Study: GMOs are good for you
Misinformation surrounding genetically modified organisms (GMOs) ranges from monikers like “Frankenfoods” to general skepticism and has solicited a variety of biased reactions to the organisms.
However, a new meta-analysis in the journal Scientific Reports shows genetically modified (GM) corn increases crop yields and provides significant health benefits. The cumulative analysis draws from 6,000 peer-reviewed studies conducted over the past 21 years.
The analysis, which was not limited to studies conducted in the U.S. and Canada, showed GMO corn varieties have increased crop yields worldwide 5.6 to 24.5 percent when compared to non-GMO varieties.
They also found GM corn crops had significantly fewer – up to 36.5 percent less, depending on the species – mycotoxins. Mycotoxins, chemicals produced by fungi, are both toxic and carcinogenic to humans and animals. A significant percentage of non-GM and organic corn contains small amounts of mycotoxins. GM corn has substantially fewer mycotoxins because the plants are modified to experience less crop damage from insects. Insects weaken a plant’s immune system and make it more susceptible to developing the fungi that produce mycotoxins.

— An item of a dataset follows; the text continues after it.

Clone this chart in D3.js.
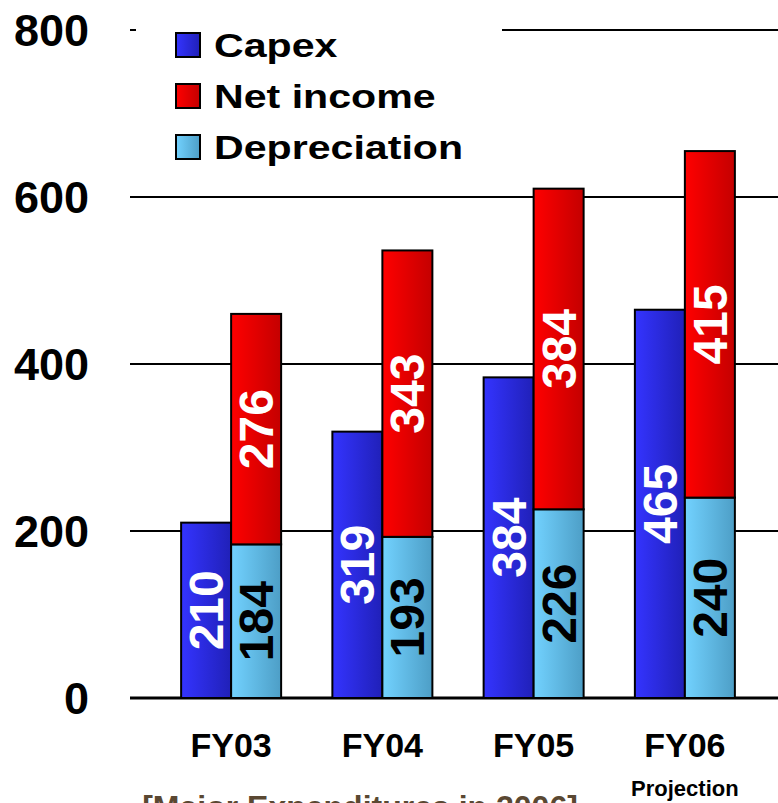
<!DOCTYPE html>
<html><head><meta charset="utf-8">
<script src="https://cdn.jsdelivr.net/npm/d3@7"></script>
<style>html,body{margin:0;padding:0;background:#fff;overflow:hidden}</style>
</head><body>
<svg id="chart" width="778" height="803"></svg>
<script>
const categories = ["FY03", "FY04", "FY05", "FY06"];
const capex = [210, 319, 384, 465];
const depreciation = [184, 193, 226, 240];
const netIncome = [276, 343, 384, 415];
const yTicks = [0, 200, 400, 600, 800];
const seriesNames = ["Capex", "Net income", "Depreciation"];
const subLabel = "Projection";
const footnote = "[Major Expenditures in 2006]";

const svg = d3.select("#chart");
const font = "'Liberation Sans', Arial, Helvetica, sans-serif";
const defs = svg.append("defs");
function grad(id, c1, c2) {
  const g = defs.append("linearGradient").attr("id", id).attr("x1", "0%").attr("x2", "100%").attr("y1", "0%").attr("y2", "0%");
  g.append("stop").attr("offset", "0%").attr("stop-color", c1);
  g.append("stop").attr("offset", "100%").attr("stop-color", c2);
}
grad("gBlue", "#3434ff", "#2020b8");
grad("gRed", "#ff0000", "#c40000");
grad("gLight", "#72d2ff", "#4d9ec6");

const y = d3.scaleLinear().domain([0, 800]).range([698, 30]);
const x = d3.scaleBand().domain(categories).range([155.5, 760.5]).padding(0);
const inner = d3.scaleBand().domain(["capex", "stack"]).range([-50, 50]);

// gridlines
svg.append("g").selectAll("line").data(yTicks).join("line")
  .attr("x1", 130).attr("x2", 778)
  .attr("y1", d => y(d)).attr("y2", d => y(d))
  .attr("stroke", "#000").attr("stroke-width", d => d === 0 ? 3 : 2);

// y labels
svg.append("g").selectAll("text").data(yTicks).join("text")
  .attr("x", 89).attr("y", d => y(d) + 16)
  .attr("text-anchor", "end")
  .attr("font-family", font).attr("font-weight", "bold").attr("font-size", 45)
  .text(d => d);

const data = categories.map((c, i) => ({c, capex: capex[i], dep: depreciation[i], net: netIncome[i]}));

const g = svg.append("g");
function seg(d, key, y0, y1, fill) {
  const cx = x(d.c) + x.bandwidth() / 2;
  g.append("rect")
    .attr("x", cx + inner(key)).attr("width", inner.bandwidth())
    .attr("y", y(y1)).attr("height", y(y0) - y(y1))
    .attr("fill", fill).attr("stroke", "#000").attr("stroke-width", 2);
}
function lbl(d, key, y0, y1, txt, color) {
  const cx = x(d.c) + x.bandwidth() / 2 + inner(key) + inner.bandwidth() / 2;
  const cy = (y(y0) + y(y1)) / 2;
  g.append("text")
    .attr("transform", `translate(${cx + 17},${cy}) rotate(-90)`)
    .attr("text-anchor", "middle")
    .attr("font-family", font).attr("font-weight", "bold").attr("font-size", 48)
    .attr("fill", color).text(txt);
}
data.forEach(d => {
  seg(d, "capex", 0, d.capex, "url(#gBlue)");
  seg(d, "stack", 0, d.dep, "url(#gLight)");
  seg(d, "stack", d.dep, d.dep + d.net, "url(#gRed)");
});
data.forEach(d => {
  lbl(d, "capex", 0, d.capex, d.capex, "#fff");
  lbl(d, "stack", 0, d.dep, d.dep, "#000");
  lbl(d, "stack", d.dep, d.dep + d.net, d.net, "#fff");
});

// category labels
svg.append("g").selectAll("text").data(categories).join("text")
  .attr("x", d => x(d) + x.bandwidth() / 2).attr("y", 757)
  .attr("text-anchor", "middle")
  .attr("font-family", font).attr("font-weight", "bold").attr("font-size", 34)
  .text(d => d);

svg.append("text")
  .attr("x", x("FY06") + x.bandwidth() / 2).attr("y", 796)
  .attr("text-anchor", "middle")
  .attr("font-family", font).attr("font-weight", "bold").attr("font-size", 22)
  .text(subLabel);

svg.append("text")
  .attr("x", 360).attr("y", 818)
  .attr("text-anchor", "middle")
  .attr("font-family", font).attr("font-weight", "bold").attr("font-size", 32)
  .attr("fill", "#5a4832")
  .text(footnote);

// legend
const leg = svg.append("g");
leg.append("rect").attr("x", 136).attr("y", 14).attr("width", 366).attr("height", 160).attr("fill", "#fff");
const legFills = ["url(#gBlue)", "url(#gRed)", "url(#gLight)"];
seriesNames.forEach((n, i) => {
  const cy = 45 + i * 51;
  leg.append("rect").attr("x", 176).attr("y", cy - 12).attr("width", 24).attr("height", 24)
    .attr("fill", legFills[i]).attr("stroke", "#000").attr("stroke-width", 2);
  leg.append("text")
    .attr("transform", `translate(214,${cy + 12}) scale(1.21,1)`)
    .attr("font-family", font).attr("font-weight", "bold").attr("font-size", 34)
    .text(n);
});
</script>
</body></html>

Some have argued that GMOs in the U.S. and Canada haven’t increased crop yields and could threaten human health. This sweeping analysis proved just the opposite.
There have been, for a variety of largely unscientific reasons, serious concerns surrounding the effects of GMOs on human health. This analysis confirms not only do GMOs pose no risk to human health, but also that they actually could have a substantive positive impact on it.
In their analysis, the researchers stated this study allows us “to draw unequivocal conclusions, helping to increase public confidence in food produced with genetically modified plants.”